I hope that when the Minister responds to the debate he will take on board that there are genuine concerns that a simple further exception to the reservations in Schedule 5 will not necessarily guarantee that the functions of the British Transport Police would be safeguarded after the devolution proposals put forward there. I therefore hope that the Minister, even at this late stage, will be prepared to come back and give some further thought as to how the functions can be properly safeguarded.
My Lords, in my view the words used by the Smith commission on this subject do not imply the break-up of the British Transport Police so far as it operates in Scotland. It says that the functions of the British Transport Police shall be devolved. If the British Transport Police does not exist in Scotland, it will not have any functions that are devolved. That does not seem to make sense.

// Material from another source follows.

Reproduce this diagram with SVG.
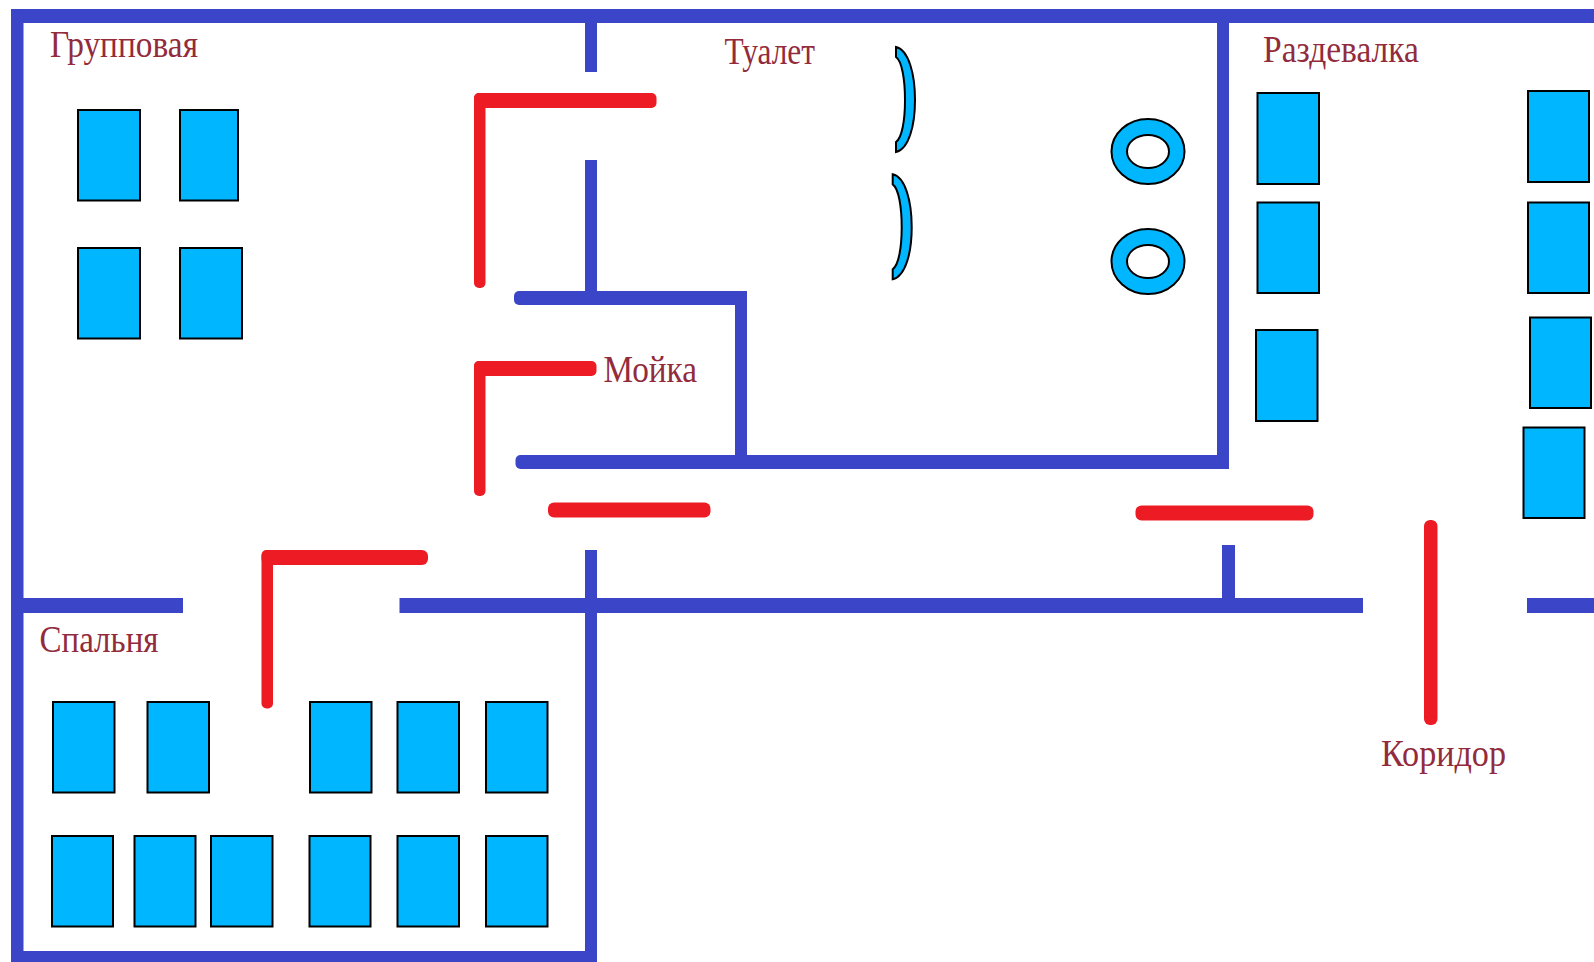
<svg xmlns="http://www.w3.org/2000/svg" width="1594" height="962" viewBox="0 0 1594 962">
<style>
.w{fill:#3b45c7}
.d{fill:#ed1c24}
.f{fill:#00b7ff;stroke:#000;stroke-width:2}
.t{fill:#922c3c;font-family:"Liberation Serif","Times New Roman",serif;font-size:37px}
</style>
<rect width="1594" height="962" fill="#fff"/>
<g id="walls">
<rect class="w" x="11" y="9" width="1583" height="14"/>
<rect class="w" x="11" y="9" width="12.500" height="953"/>
<rect class="w" x="11" y="951" width="586" height="11"/>
<rect class="w" x="585" y="23" width="12" height="49"/>
<rect class="w" x="585" y="160" width="12" height="135"/>
<rect class="w" x="514" y="291" width="233" height="14" rx="5"/>
<rect class="w" x="735" y="291" width="12" height="170"/>
<rect class="w" x="515.500" y="455" width="713.500" height="14" rx="5"/>
<rect class="w" x="1217" y="23" width="12" height="446"/>
<rect class="w" x="11" y="598" width="172" height="15"/>
<rect class="w" x="399.500" y="598" width="963.500" height="15"/>
<rect class="w" x="1527" y="598" width="67" height="15"/>
<rect class="w" x="585" y="550" width="12" height="412"/>
<rect class="w" x="1222" y="545" width="13" height="59"/>
</g>
<g id="doors">
<rect class="d" x="474" y="93" width="182.500" height="15" rx="5"/>
<rect class="d" x="474" y="93" width="11.500" height="195" rx="5"/>
<rect class="d" x="474" y="361" width="122.500" height="15" rx="5"/>
<rect class="d" x="474" y="361" width="11.500" height="135" rx="5"/>
<rect class="d" x="548" y="502.500" width="162.500" height="15" rx="6"/>
<rect class="d" x="261.500" y="550" width="166.500" height="15" rx="6"/>
<rect class="d" x="261.500" y="550" width="11.500" height="158.500" rx="5"/>
<rect class="d" x="1135.500" y="505.500" width="178" height="15" rx="6"/>
<rect class="d" x="1424" y="520" width="13.500" height="205" rx="6"/>
</g>
<g id="group-room-furniture">
<rect class="f" x="78" y="110" width="62" height="90.500"/>
<rect class="f" x="180" y="110" width="58" height="90.500"/>
<rect class="f" x="78" y="248" width="62" height="90.500"/>
<rect class="f" x="180" y="248" width="62" height="90.500"/>
</g>
<g id="toilet-fixtures">
<path id="urinal-1" class="f" d="M896 47C909 50 915 75 915 100C915 125 909 149 896 152L896 142C902 138 905 120 905 100C905 80 902 61 896 57Z"/>
<path id="urinal-2" class="f" d="M896 47C909 50 915 75 915 100C915 125 909 149 896 152L896 142C902 138 905 120 905 100C905 80 902 61 896 57Z" transform="translate(-3.300 127.300)"/>
<path id="toilet-1" class="f" fill-rule="evenodd" d="M1111.500 151.500a36.500 32.500 0 1 0 73 0a36.500 32.500 0 1 0 -73 0ZM1127 151.500a21 16.500 0 1 0 42 0a21 16.500 0 1 0 -42 0Z"/>
<path id="toilet-2" class="f" fill-rule="evenodd" d="M1111.500 261.500a36.500 32.500 0 1 0 73 0a36.500 32.500 0 1 0 -73 0ZM1127 261.500a21 16.500 0 1 0 42 0a21 16.500 0 1 0 -42 0Z"/>
</g>
<g id="changing-room-furniture">
<rect class="f" x="1257.500" y="93" width="61.500" height="91"/>
<rect class="f" x="1257.500" y="202.500" width="61.500" height="90.500"/>
<rect class="f" x="1256" y="330" width="61.500" height="91"/>
<rect class="f" x="1528" y="91" width="61" height="91"/>
<rect class="f" x="1528" y="202.500" width="61" height="90.500"/>
<rect class="f" x="1530" y="317.500" width="61" height="90.500"/>
<rect class="f" x="1523.500" y="427.500" width="61" height="90.500"/>
</g>
<g id="bedroom-furniture">
<rect class="f" x="53" y="702" width="61.500" height="90.500"/>
<rect class="f" x="147.500" y="702" width="61.500" height="90.500"/>
<rect class="f" x="310" y="702" width="61.500" height="90.500"/>
<rect class="f" x="397.500" y="702" width="61.500" height="90.500"/>
<rect class="f" x="486" y="702" width="61.500" height="90.500"/>
<rect class="f" x="52" y="836" width="61" height="90.500"/>
<rect class="f" x="134.500" y="836" width="61" height="90.500"/>
<rect class="f" x="211" y="836" width="61.500" height="90.500"/>
<rect class="f" x="309.500" y="836" width="61" height="90.500"/>
<rect class="f" x="397.500" y="836" width="61.500" height="90.500"/>
<rect class="f" x="486" y="836" width="61.500" height="90.500"/>
</g>
<g id="labels">
<text id="label-group" class="t" x="50" y="57" textLength="148" lengthAdjust="spacingAndGlyphs">Групповая</text>
<text id="label-toilet" class="t" x="724.500" y="64" textLength="90.500" lengthAdjust="spacingAndGlyphs">Туалет</text>
<text id="label-changing" class="t" x="1263" y="62" textLength="156" lengthAdjust="spacingAndGlyphs">Раздевалка</text>
<text id="label-wash" class="t" x="603.500" y="381.500" textLength="93.500" lengthAdjust="spacingAndGlyphs">Мойка</text>
<text id="label-bedroom" class="t" x="39.500" y="652" textLength="119" lengthAdjust="spacingAndGlyphs">Спальня</text>
<text id="label-corridor" class="t" x="1381" y="766" textLength="125" lengthAdjust="spacingAndGlyphs">Коридор</text>
</g>
</svg>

My second point is that if this provision is to be applied in a sense that the British Transport Police is not to function in Scotland, but would have some kind of associated unit in Police Scotland, there will be no chief constable responsible for operations of transport police in Scotland whose exclusive attention is devoted to transport. The chief constable of Police Scotland has some responsibilities other than transport, whereas the British Transport Police chief constable is devoted entirely to transport—the full attention of the most senior rank there is in the police is available relating to transport only. Transport is sufficiently important to merit the attention of a chief constable.